What "Critical Listening" Actually Means
Critical listening doesn't mean looking for flaws or approaching music with cynicism. It means engaging with what you're hearing on multiple levels simultaneously:
- Sonic: What do you actually hear? Instrumentation, production choices, mixing, texture.
- Structural: How is the music built? Verse-chorus form, tempo shifts, dynamic range.
- Lyrical: What is being said, and how? Imagery, metaphor, narrative arc.
- Emotional: What does it make you feel, and where in the music does that feeling shift?
- Contextual: Who made this, when, and why? What genre traditions does it draw from or subvert?
A Step-by-Step Approach to a First Listen
- Listen all the way through without distractions. No phone, no multitasking. Treat the album like a film you're watching for the first time.
- Note your immediate emotional responses. Don't analyse yet — just observe what hits you and what doesn't.

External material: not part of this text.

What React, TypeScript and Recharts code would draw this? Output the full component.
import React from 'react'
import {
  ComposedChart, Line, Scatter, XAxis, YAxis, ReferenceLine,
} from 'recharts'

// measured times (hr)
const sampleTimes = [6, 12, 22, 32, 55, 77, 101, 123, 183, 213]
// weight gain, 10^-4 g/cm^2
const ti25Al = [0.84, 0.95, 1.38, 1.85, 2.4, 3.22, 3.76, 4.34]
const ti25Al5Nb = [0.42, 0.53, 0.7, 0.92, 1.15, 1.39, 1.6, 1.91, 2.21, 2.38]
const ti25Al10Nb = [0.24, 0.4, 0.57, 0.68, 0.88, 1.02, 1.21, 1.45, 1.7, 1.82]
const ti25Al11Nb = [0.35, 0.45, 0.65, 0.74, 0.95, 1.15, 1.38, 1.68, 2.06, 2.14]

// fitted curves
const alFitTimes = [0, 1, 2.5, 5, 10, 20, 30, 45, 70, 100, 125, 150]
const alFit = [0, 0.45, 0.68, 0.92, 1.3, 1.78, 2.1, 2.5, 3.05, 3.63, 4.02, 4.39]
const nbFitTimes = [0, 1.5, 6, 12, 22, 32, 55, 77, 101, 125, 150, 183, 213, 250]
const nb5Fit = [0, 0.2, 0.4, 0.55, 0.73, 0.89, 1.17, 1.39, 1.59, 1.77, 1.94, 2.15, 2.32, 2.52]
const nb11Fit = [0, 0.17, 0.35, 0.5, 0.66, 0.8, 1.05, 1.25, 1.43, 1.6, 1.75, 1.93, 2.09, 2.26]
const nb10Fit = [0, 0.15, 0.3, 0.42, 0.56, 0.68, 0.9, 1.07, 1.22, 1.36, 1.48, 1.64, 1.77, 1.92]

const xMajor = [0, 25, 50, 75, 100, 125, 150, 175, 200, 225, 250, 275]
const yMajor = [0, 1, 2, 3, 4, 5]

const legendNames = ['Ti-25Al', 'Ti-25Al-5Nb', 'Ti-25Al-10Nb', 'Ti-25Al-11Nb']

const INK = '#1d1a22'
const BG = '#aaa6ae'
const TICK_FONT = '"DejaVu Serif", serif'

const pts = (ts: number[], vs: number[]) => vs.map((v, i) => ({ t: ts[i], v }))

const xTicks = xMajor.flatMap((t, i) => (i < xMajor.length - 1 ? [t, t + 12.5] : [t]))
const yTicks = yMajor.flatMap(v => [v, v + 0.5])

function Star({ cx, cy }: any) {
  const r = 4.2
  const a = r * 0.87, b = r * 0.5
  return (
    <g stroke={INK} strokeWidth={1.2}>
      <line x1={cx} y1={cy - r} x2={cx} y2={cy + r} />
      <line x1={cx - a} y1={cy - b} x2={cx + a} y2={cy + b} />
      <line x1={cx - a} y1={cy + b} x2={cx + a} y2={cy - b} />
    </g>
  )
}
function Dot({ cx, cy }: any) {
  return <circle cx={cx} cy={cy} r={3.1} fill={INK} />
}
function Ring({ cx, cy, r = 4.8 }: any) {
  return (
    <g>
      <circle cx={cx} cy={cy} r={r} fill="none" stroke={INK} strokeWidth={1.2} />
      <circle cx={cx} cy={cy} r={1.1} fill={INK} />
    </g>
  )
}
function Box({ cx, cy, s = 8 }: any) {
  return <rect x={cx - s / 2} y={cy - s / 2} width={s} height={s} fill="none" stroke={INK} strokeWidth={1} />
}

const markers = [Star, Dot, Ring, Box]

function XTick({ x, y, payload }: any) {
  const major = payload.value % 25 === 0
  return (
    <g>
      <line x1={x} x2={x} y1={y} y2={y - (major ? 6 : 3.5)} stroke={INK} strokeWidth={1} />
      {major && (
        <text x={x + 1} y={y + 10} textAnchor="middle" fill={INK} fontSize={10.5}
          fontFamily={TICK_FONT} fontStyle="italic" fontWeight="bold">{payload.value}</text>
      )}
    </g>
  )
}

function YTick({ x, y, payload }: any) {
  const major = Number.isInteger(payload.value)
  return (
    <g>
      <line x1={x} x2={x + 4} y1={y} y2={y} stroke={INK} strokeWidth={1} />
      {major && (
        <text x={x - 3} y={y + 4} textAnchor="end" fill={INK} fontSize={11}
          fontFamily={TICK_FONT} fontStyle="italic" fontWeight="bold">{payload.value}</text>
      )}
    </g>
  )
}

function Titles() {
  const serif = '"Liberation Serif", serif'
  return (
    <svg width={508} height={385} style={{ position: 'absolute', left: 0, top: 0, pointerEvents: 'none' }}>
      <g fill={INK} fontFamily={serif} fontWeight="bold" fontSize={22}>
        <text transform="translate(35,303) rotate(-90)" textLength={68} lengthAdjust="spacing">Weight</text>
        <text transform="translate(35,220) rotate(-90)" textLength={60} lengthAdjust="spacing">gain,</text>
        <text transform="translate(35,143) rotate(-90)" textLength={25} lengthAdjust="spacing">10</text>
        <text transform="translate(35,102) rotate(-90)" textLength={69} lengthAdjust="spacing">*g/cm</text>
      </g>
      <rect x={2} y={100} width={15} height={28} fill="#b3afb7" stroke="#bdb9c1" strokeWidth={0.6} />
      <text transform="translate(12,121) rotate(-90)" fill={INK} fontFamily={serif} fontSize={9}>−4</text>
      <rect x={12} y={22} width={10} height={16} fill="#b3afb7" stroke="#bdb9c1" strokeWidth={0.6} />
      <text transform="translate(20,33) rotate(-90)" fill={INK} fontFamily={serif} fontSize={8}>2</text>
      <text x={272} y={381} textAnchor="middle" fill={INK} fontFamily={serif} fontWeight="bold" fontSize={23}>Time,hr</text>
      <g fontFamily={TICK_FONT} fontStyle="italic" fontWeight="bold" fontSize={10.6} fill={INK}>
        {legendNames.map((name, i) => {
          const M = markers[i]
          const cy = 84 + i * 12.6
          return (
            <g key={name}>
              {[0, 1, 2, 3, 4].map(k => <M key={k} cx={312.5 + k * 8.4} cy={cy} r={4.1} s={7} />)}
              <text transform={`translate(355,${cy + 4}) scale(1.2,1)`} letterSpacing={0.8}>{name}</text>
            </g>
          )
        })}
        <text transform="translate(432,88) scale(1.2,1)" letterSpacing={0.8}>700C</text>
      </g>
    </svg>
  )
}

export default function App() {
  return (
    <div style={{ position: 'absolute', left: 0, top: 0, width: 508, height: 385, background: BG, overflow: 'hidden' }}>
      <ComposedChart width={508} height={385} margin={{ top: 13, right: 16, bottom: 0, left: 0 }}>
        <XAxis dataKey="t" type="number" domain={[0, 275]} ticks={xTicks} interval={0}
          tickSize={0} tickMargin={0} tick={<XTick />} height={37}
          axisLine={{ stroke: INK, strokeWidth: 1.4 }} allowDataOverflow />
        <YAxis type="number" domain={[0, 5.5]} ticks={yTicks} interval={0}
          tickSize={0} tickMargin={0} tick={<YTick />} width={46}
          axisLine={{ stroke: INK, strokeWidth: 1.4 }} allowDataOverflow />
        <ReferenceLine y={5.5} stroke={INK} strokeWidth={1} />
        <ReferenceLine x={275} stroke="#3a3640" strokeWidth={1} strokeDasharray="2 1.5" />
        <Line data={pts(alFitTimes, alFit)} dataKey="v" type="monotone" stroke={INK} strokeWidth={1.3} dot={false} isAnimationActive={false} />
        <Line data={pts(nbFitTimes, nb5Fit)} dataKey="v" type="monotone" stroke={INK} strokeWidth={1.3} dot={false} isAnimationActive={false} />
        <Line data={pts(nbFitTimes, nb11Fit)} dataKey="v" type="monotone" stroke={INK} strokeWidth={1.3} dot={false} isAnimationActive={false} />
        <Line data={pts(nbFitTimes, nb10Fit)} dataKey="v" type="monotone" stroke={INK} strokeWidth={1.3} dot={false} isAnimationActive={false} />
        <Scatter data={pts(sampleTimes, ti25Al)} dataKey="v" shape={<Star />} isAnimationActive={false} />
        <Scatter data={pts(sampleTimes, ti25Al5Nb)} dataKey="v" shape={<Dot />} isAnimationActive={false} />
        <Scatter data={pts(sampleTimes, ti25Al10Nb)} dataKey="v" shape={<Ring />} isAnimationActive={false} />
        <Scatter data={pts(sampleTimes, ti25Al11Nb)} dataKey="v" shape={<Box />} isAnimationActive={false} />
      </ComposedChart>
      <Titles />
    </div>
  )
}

- On the second listen, focus on production. Where is the bass sitting? How is the vocal treated — dry and intimate, or drenched in reverb? What instruments are present?

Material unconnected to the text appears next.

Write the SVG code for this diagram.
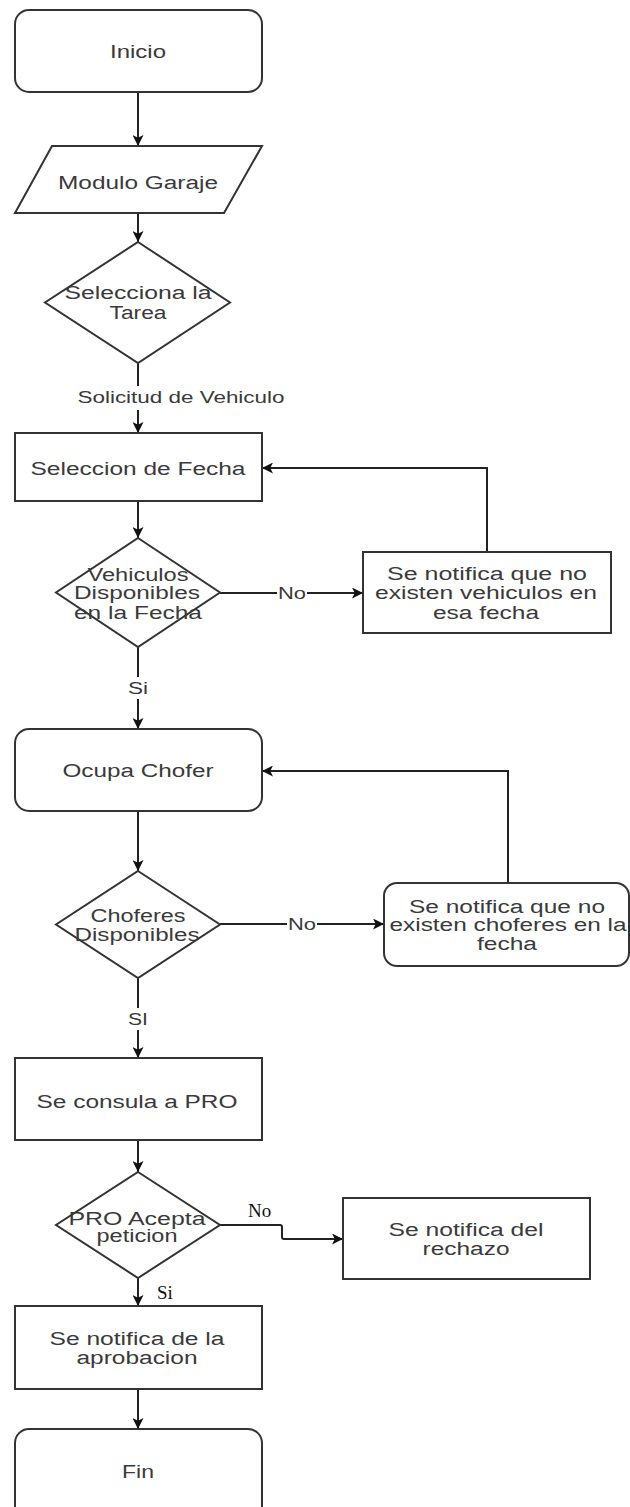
<svg xmlns="http://www.w3.org/2000/svg" width="630" height="1507" viewBox="0 0 630 1507">
  <defs>
    <marker id="arrow" viewBox="0 0 12 12" refX="12" refY="6" markerWidth="11" markerHeight="11" markerUnits="userSpaceOnUse" orient="auto">
      <path d="M0,0 L12,6 L0,12 L3,6 z" fill="#111"/>
    </marker>
    <style>
      .shape { fill: #ffffff; stroke: #333333; stroke-width: 2; }
      .edge { fill: none; stroke: #222222; stroke-width: 2; marker-end: url(#arrow); }
      .line { fill: none; stroke: #222222; stroke-width: 2; }
      .t { font-family: "Liberation Sans", Arial, sans-serif; font-size: 18px; fill: #3a3a3a; text-anchor: middle; }
      .lbl { font-family: "Liberation Sans", Arial, sans-serif; font-size: 16px; fill: #3a3a3a; text-anchor: middle; }
      .serif { font-family: "Liberation Serif", "Times New Roman", serif; font-size: 19px; fill: #111111; }
      .bg { fill: #ffffff; }
    </style>
  </defs>

  <rect width="630" height="1507" fill="#ffffff"/>

  <!-- connectors -->
  <g id="connectors">
    <path class="edge" d="M138,92 V146"/>
    <path class="edge" d="M138,213 V242"/>
    <path class="edge" d="M138,363 V433"/>
    <path class="edge" d="M138,501 V538"/>
    <path class="edge" d="M220,593 H363"/>
    <path class="edge" d="M487,552 V468 H262"/>
    <path class="edge" d="M138,647 V729"/>
    <path class="edge" d="M138,811 V871"/>
    <path class="edge" d="M220,924 H384"/>
    <path class="edge" d="M508,883 V771 H262"/>
    <path class="edge" d="M138,978 V1058"/>
    <path class="edge" d="M138,1140 V1172"/>
    <path class="edge" d="M220,1225 H280 Q282,1225 282,1227 V1237 Q282,1239 284,1239 H343"/>
    <path class="edge" d="M138,1278 V1306"/>
    <path class="edge" d="M138,1389 V1429"/>

    <!-- edge labels -->
    <rect class="bg" x="76" y="386" width="212" height="24"/>
    <text class="lbl" x="181" y="402.6" textLength="207" lengthAdjust="spacingAndGlyphs">Solicitud de Vehiculo</text>

    <rect class="bg" x="277" y="584" width="30" height="18"/>
    <text class="lbl" x="292" y="598.6" textLength="28" lengthAdjust="spacingAndGlyphs">No</text>

    <rect class="bg" x="127" y="677" width="22" height="22"/>
    <text class="lbl" x="138" y="693.6" textLength="20" lengthAdjust="spacingAndGlyphs">Si</text>

    <rect class="bg" x="287" y="915" width="30" height="18"/>
    <text class="lbl" x="302" y="929.6" textLength="28" lengthAdjust="spacingAndGlyphs">No</text>

    <rect class="bg" x="127" y="1008" width="22" height="22"/>
    <text class="lbl" x="138" y="1024.6" textLength="20" lengthAdjust="spacingAndGlyphs">SI</text>

    <text class="serif" x="248" y="1217">No</text>
    <text class="serif" x="157" y="1299">Si</text>
  </g>

  <!-- nodes -->
  <g id="inicio">
    <rect class="shape" x="15" y="10" width="247" height="82" rx="14" ry="14"/>
    <text class="t" x="138" y="58" font-size="17" textLength="56" lengthAdjust="spacingAndGlyphs">Inicio</text>
  </g>

  <g id="modulo-garaje">
    <polygon class="shape" points="52,146 262,146 224,213 15,213"/>
    <text class="t" x="138" y="188.6" font-size="19" textLength="160" lengthAdjust="spacingAndGlyphs">Modulo Garaje</text>
  </g>

  <g id="selecciona-tarea">
    <polygon class="shape" points="138,242 230,302.5 138,363 45,302.5"/>
    <text class="t" x="138" y="299.3" textLength="147" lengthAdjust="spacingAndGlyphs">Selecciona la</text>
    <text class="t" x="138" y="319.3" textLength="57" lengthAdjust="spacingAndGlyphs">Tarea</text>
  </g>

  <g id="seleccion-fecha">
    <rect class="shape" x="15" y="433" width="247" height="68"/>
    <text class="t" x="138" y="474.6" font-size="19" textLength="215" lengthAdjust="spacingAndGlyphs">Seleccion de Fecha</text>
  </g>

  <g id="vehiculos-disponibles">
    <polygon class="shape" points="138,538 220,592.5 138,647 56,592.5"/>
    <text class="t" x="138" y="581.3" textLength="101" lengthAdjust="spacingAndGlyphs">Vehiculos</text>
    <text class="t" x="137" y="599.3" textLength="126" lengthAdjust="spacingAndGlyphs">Disponibles</text>
    <text class="t" x="138" y="619.3" textLength="128" lengthAdjust="spacingAndGlyphs">en la Fecha</text>
  </g>

  <g id="sin-vehiculos">
    <rect class="shape" x="363" y="552" width="248" height="81"/>
    <text class="t" x="487" y="580.3" textLength="200" lengthAdjust="spacingAndGlyphs">Se notifica que no</text>
    <text class="t" x="486" y="599.3" textLength="222" lengthAdjust="spacingAndGlyphs">existen vehiculos en</text>
    <text class="t" x="486" y="619.3" textLength="106" lengthAdjust="spacingAndGlyphs">esa fecha</text>
  </g>

  <g id="ocupa-chofer">
    <rect class="shape" x="15" y="729" width="247" height="82" rx="14" ry="14"/>
    <text class="t" x="138" y="777.3" textLength="151" lengthAdjust="spacingAndGlyphs">Ocupa Chofer</text>
  </g>

  <g id="choferes-disponibles">
    <polygon class="shape" points="138,871 220,924.5 138,978 56,924.5"/>
    <text class="t" x="138" y="922.3" textLength="95" lengthAdjust="spacingAndGlyphs">Choferes</text>
    <text class="t" x="137" y="941.3" textLength="125" lengthAdjust="spacingAndGlyphs">Disponibles</text>
  </g>

  <g id="sin-choferes">
    <rect class="shape" x="384" y="883" width="245" height="83" rx="13" ry="13"/>
    <text class="t" x="507" y="913.3" textLength="196" lengthAdjust="spacingAndGlyphs">Se notifica que no</text>
    <text class="t" x="508" y="931.3" textLength="237" lengthAdjust="spacingAndGlyphs">existen choferes en la</text>
    <text class="t" x="507" y="950.3" textLength="60" lengthAdjust="spacingAndGlyphs">fecha</text>
  </g>

  <g id="consulta-pro">
    <rect class="shape" x="15" y="1058" width="247" height="82"/>
    <text class="t" x="137" y="1107.6" font-size="19" textLength="201" lengthAdjust="spacingAndGlyphs">Se consula a PRO</text>
  </g>

  <g id="pro-acepta">
    <polygon class="shape" points="138,1172 220,1225 138,1278 56,1225"/>
    <text class="t" x="137" y="1225.3" textLength="137" lengthAdjust="spacingAndGlyphs">PRO Acepta</text>
    <text class="t" x="137" y="1242.3" textLength="81" lengthAdjust="spacingAndGlyphs">peticion</text>
  </g>

  <g id="rechazo">
    <rect class="shape" x="343" y="1198" width="247" height="81"/>
    <text class="t" x="466" y="1236.3" textLength="155" lengthAdjust="spacingAndGlyphs">Se notifica del</text>
    <text class="t" x="466" y="1255.3" textLength="87" lengthAdjust="spacingAndGlyphs">rechazo</text>
  </g>

  <g id="aprobacion">
    <rect class="shape" x="15" y="1306" width="247" height="83"/>
    <text class="t" x="137" y="1345.3" textLength="175" lengthAdjust="spacingAndGlyphs">Se notifica de la</text>
    <text class="t" x="137" y="1364.3" textLength="121" lengthAdjust="spacingAndGlyphs">aprobacion</text>
  </g>

  <g id="fin">
    <rect class="shape" x="15" y="1429" width="247" height="100" rx="14" ry="14"/>
    <text class="t" x="138" y="1478.3" textLength="32" lengthAdjust="spacingAndGlyphs">Fin</text>
  </g>
</svg>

- On the third listen, follow the lyrics. Use a lyrics site if helpful. Look for recurring themes, specific images, narrative development.
- Consider the tracklist as a sequence. Albums are (usually) sequenced deliberately. Does the opening track set a tone? Does the closer resolve something? Are there peaks and valleys?
Questions to Ask Yourself
Good critical listening is driven by good questions. Try these:
- What is this album trying to do — and does it succeed on its own terms?
- What does this sound like the artist was going through when they made it?
- Are there moments of genuine surprise or risk-taking?
- How does it compare to their earlier work — evolution or regression?
- What would I cut, and what would I add?
Common Pitfalls to Avoid
- Nostalgia bias: Familiarity breeds affection. Albums you grew up with feel better partly because of memory, not purely quality.
- Hype contamination: Reading reviews before listening shapes your experience. Try at least one cold listen.
- Genre snobbery: Good critical listening applies to pop as much as jazz. Dismissing a genre wholesale is lazy analysis.
Building Your Critical Vocabulary
The more music you hear, the richer your frame of reference becomes. Try actively exploring adjacent genres to whatever you already love. If you love hip-hop, go deeper into jazz. If you love pop-punk, explore the new wave bands that influenced it. Every new reference point makes your listening sharper and more informed.